Classic methods for selecting PCs
Recall that the eigenvalue of a PC represents the amount of variance in the original data “explained” by that PC, and that maximizing variance is important because it provides the most “information” about the original data. As such, one of the simplest techniques for selection of a subset of PCs is to just select the first k number of components with the largest eigenvalues, where you choose k without a clear criterion. There’s no bigger underlying reason to this beyond the fact that these are the PCs with the most explained variance from the data.

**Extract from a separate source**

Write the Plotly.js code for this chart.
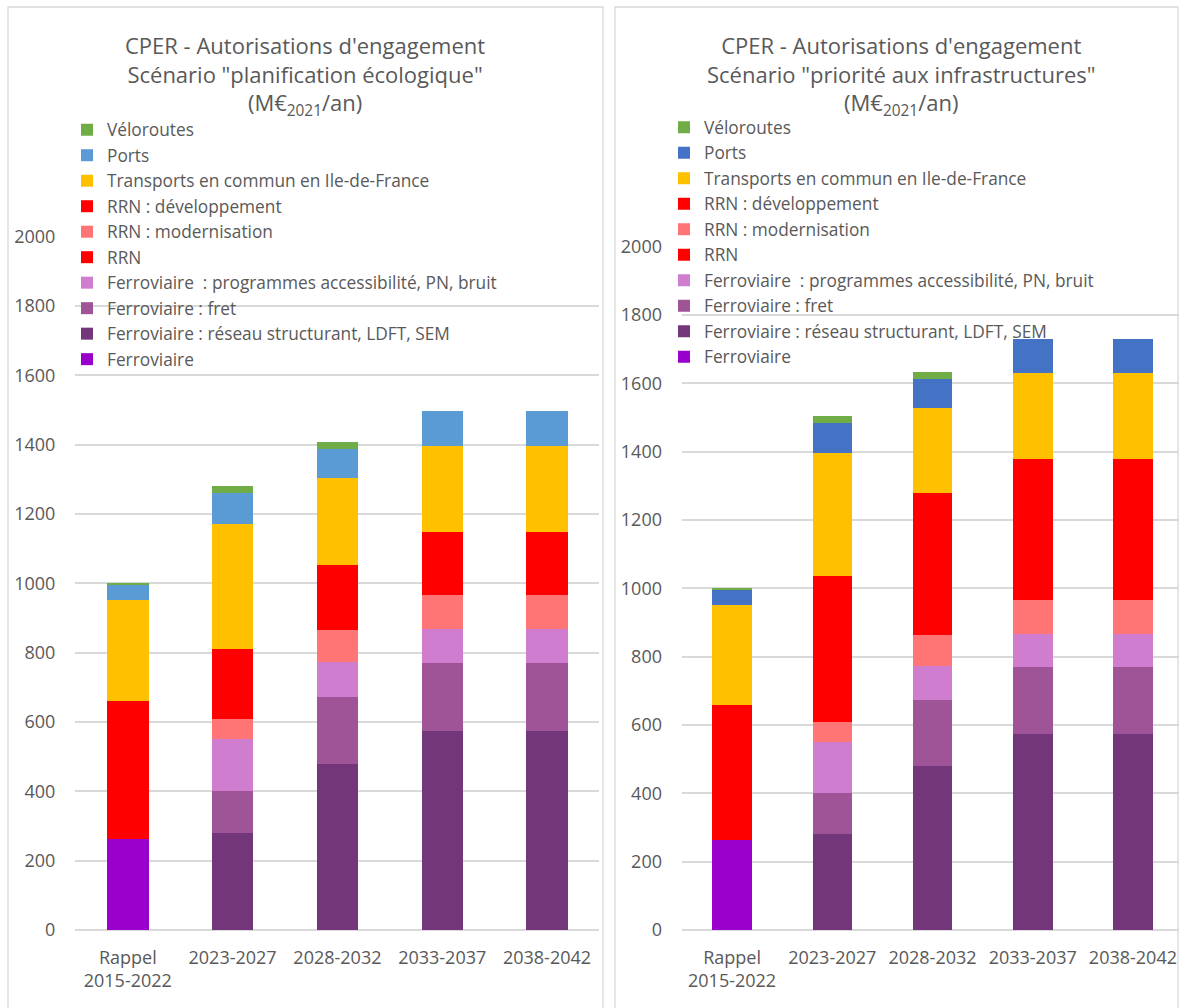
<!DOCTYPE html>
<html>
<head>
<meta charset="utf-8">
<script src="https://cdn.plot.ly/plotly-3.0.1.min.js"></script>
<style>html,body{margin:0;padding:0;background:#fff}#chart{width:1179px;height:1008px}</style>
</head>
<body>
<div id="chart"></div>
<script>
// ---- data ----
const categories = ["Rappel<br>2015-2022", "2023-2027", "2028-2032", "2033-2037", "2038-2042"];

const seriesNames = [
  "Ferroviaire",
  "Ferroviaire : réseau structurant, LDFT, SEM",
  "Ferroviaire : fret",
  "Ferroviaire  : programmes accessibilité, PN, bruit",
  "RRN",
  "RRN : modernisation",
  "RRN : développement",
  "Transports en commun en Ile-de-France",
  "Ports",
  "Véloroutes"
];

// Scénario "planification écologique"
const ecoFerroviaire   = [262, 0, 0, 0, 0];
const ecoStructurant   = [0, 280, 480, 575, 575];
const ecoFret          = [0, 122, 192, 195, 195];
const ecoAccessibilite = [0, 148, 100, 97, 97];
const ecoRRN           = [398, 0, 0, 0, 0];
const ecoModernisation = [0, 60, 92, 100, 100];
const ecoDeveloppement = [0, 200, 190, 180, 180];
const ecoTC            = [292, 360, 250, 250, 250];
const ecoPorts         = [45, 90, 85, 100, 100];
const ecoVeloroutes    = [3, 20, 20, 0, 0];

// Scénario "priorité aux infrastructures"
const infFerroviaire   = [262, 0, 0, 0, 0];
const infStructurant   = [0, 280, 480, 575, 575];
const infFret          = [0, 122, 192, 195, 195];
const infAccessibilite = [0, 148, 100, 97, 97];
const infRRN           = [398, 0, 0, 0, 0];
const infModernisation = [0, 60, 92, 100, 100];
const infDeveloppement = [0, 425, 415, 413, 413];
const infTC            = [292, 360, 250, 250, 250];
const infPorts         = [45, 90, 85, 100, 100];
const infVeloroutes    = [3, 20, 20, 0, 0];

const yTickVals = [0, 200, 400, 600, 800, 1000, 1200, 1400, 1600, 1800, 2000];

// ---- styles ----
const FONT = "'Open Sans', 'Noto Sans', sans-serif";
const TXT = "#595959";
const GRID = "#D9D9D9";
const colorsLeft  = ["#9900CC", "#74367A", "#9E5497", "#D17DCF", "#FF0000", "#FF7575", "#FF0000", "#FFC000", "#5B9BD5", "#70AD47"];
const colorsRight = ["#9900CC", "#74367A", "#9E5497", "#D17DCF", "#FF0000", "#FF7575", "#FF0000", "#FFC000", "#4472C4", "#70AD47"];

const ecoSeries = [ecoFerroviaire, ecoStructurant, ecoFret, ecoAccessibilite, ecoRRN, ecoModernisation, ecoDeveloppement, ecoTC, ecoPorts, ecoVeloroutes];
const infSeries = [infFerroviaire, infStructurant, infFret, infAccessibilite, infRRN, infModernisation, infDeveloppement, infTC, infPorts, infVeloroutes];

const traces = [];
ecoSeries.forEach((vals, i) => traces.push({
  type: "bar", name: seriesNames[i], x: categories, y: vals,
  xaxis: "x", yaxis: "y", legend: "legend",
  marker: {color: colorsLeft[i], line: {width: 0}}, hoverinfo: "x+y+name"
}));
infSeries.forEach((vals, i) => traces.push({
  type: "bar", name: seriesNames[i], x: categories, y: vals,
  xaxis: "x2", yaxis: "y2", legend: "legend2",
  marker: {color: colorsRight[i], line: {width: 0}}, hoverinfo: "x+y+name"
}));

const W = 1179, H = 1008;
const px = v => v / W;
const py = v => 1 - v / H;

const yAxisCommon = {
  range: [0, 2000], tickvals: yTickVals, showgrid: true, gridcolor: GRID, gridwidth: 1.5,
  zeroline: true, zerolinecolor: GRID, zerolinewidth: 1.5, showline: false,
  tickfont: {family: FONT, size: 18, color: TXT}, ticklabelstandoff: 19, fixedrange: true
};
const xAxisCommon = {
  type: "category", showgrid: false, zeroline: false, showline: false, ticks: "",
  tickfont: {family: FONT, size: 18, color: TXT}, ticklabelstandoff: 15, fixedrange: true
};
const legendCommon = {
  traceorder: "reversed", bgcolor: "rgba(0,0,0,0)", borderwidth: 0,
  font: {family: FONT, size: 17.3, color: TXT}, xanchor: "left", yanchor: "top",
  itemclick: false, itemdoubleclick: false
};

const layout = {
  width: W, height: H,
  margin: {l: 0, r: 0, t: 0, b: 0},
  paper_bgcolor: "#ffffff", plot_bgcolor: "rgba(0,0,0,0)",
  barmode: "stack", bargap: 0.605,
  showlegend: true,
  font: {family: FONT, color: TXT},
  xaxis: Object.assign({}, xAxisCommon, {domain: [px(75.4), px(599.4)], range: [-0.5, 4.5], anchor: "y"}),
  yaxis: Object.assign({}, yAxisCommon, {domain: [py(930), py(236.7)], anchor: "x"}),
  xaxis2: Object.assign({}, xAxisCommon, {domain: [px(682), 1], range: [-0.5, 4.46], anchor: "y2"}),
  yaxis2: Object.assign({}, yAxisCommon, {domain: [py(930), py(246.7)], anchor: "x2"}),
  legend: Object.assign({}, legendCommon, {x: px(67), y: py(112)}),
  legend2: Object.assign({}, legendCommon, {x: px(664), y: py(109.5)}),
  annotations: [
    {xref: "paper", yref: "paper", x: px(305), y: py(76), xanchor: "center", yanchor: "middle", showarrow: false,
     text: "CPER - Autorisations d'engagement<br>Scénario \"planification écologique\"<br>(M€<sub>2021</sub>/an)",
     font: {family: FONT, size: 22, color: TXT}, align: "center"},
    {xref: "paper", yref: "paper", x: px(901.5), y: py(76), xanchor: "center", yanchor: "middle", showarrow: false,
     text: "CPER - Autorisations d'engagement<br>Scénario \"priorité aux infrastructures\"<br>(M€<sub>2021</sub>/an)",
     font: {family: FONT, size: 22, color: TXT}, align: "center"}
  ],
  shapes: [
    {type: "rect", xref: "paper", yref: "paper", x0: px(8), x1: px(603), y0: -0.05, y1: py(7),
     line: {color: GRID, width: 1.3}, fillcolor: "rgba(0,0,0,0)", layer: "below"},
    {type: "rect", xref: "paper", yref: "paper", x0: px(615), x1: px(1178), y0: -0.05, y1: py(7),
     line: {color: GRID, width: 1.3}, fillcolor: "rgba(0,0,0,0)", layer: "below"}
  ]
};

Plotly.newPlot("chart", traces, layout, {displayModeBar: false, staticPlot: false});
</script>
</body>
</html>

Stepping up just a bit in complexity, the next selection method involves retaining all of the PCs with eigenvalues greater than 1. This is sometimes called the “Kaiser rule”, the “Kaiser criterion”, or the “Kaiser-Guttman rule”. The motivating factor here goes back to the fact that - with standardized data - the variance of each of the original variables is equal to 1. Thus, a PC with an eigenvalue greater than 1 explains more variance than a single variable in the original data. This method is logical, but fails to account for the fact that even with random data (noise), PCA will define components with eigenvalues greater than 1. In these situations, the variance explained by the components is not actually useful because it’s simply variance due to random error or noise. Parallel analysis uses repeated data simulation to overcome this challenge.
The other classic method for selecting PCs involves looking at the percentage of total variance explained by each component. The eigenvalue of a PC represents the amount of variance explained by that component, and the total variance in the data can be given by the sum of the eigenvalues for all PCs. Thus, it’s possible to calculate the percentage of variance that each component explains by dividing its eigenvalue by the sum of all eigenvalues. In math terms:
% Explained variance for PCn = [(eigenvalue of PCn)/(sum of all eigenvalues)]*100
In our example used elsewhere in this guide, we had a total of two PCs with eigenvalues for PC1 and PC2 of 1.902 and 0.098, respectively. Using this formula, the percent of explained variance for PC1 and PC2 is 95.11% and 4.89% (cumulatively, these two components explain 100% of the total variance). By setting a predetermined threshold (typically 75% or 80% of total explained variance), the first k PCs that cumulatively explain at least this much of the variance can be selected as the subset of components. However, like the other classic methods, this selection method can not account for variance in the data likely due to random error or noise.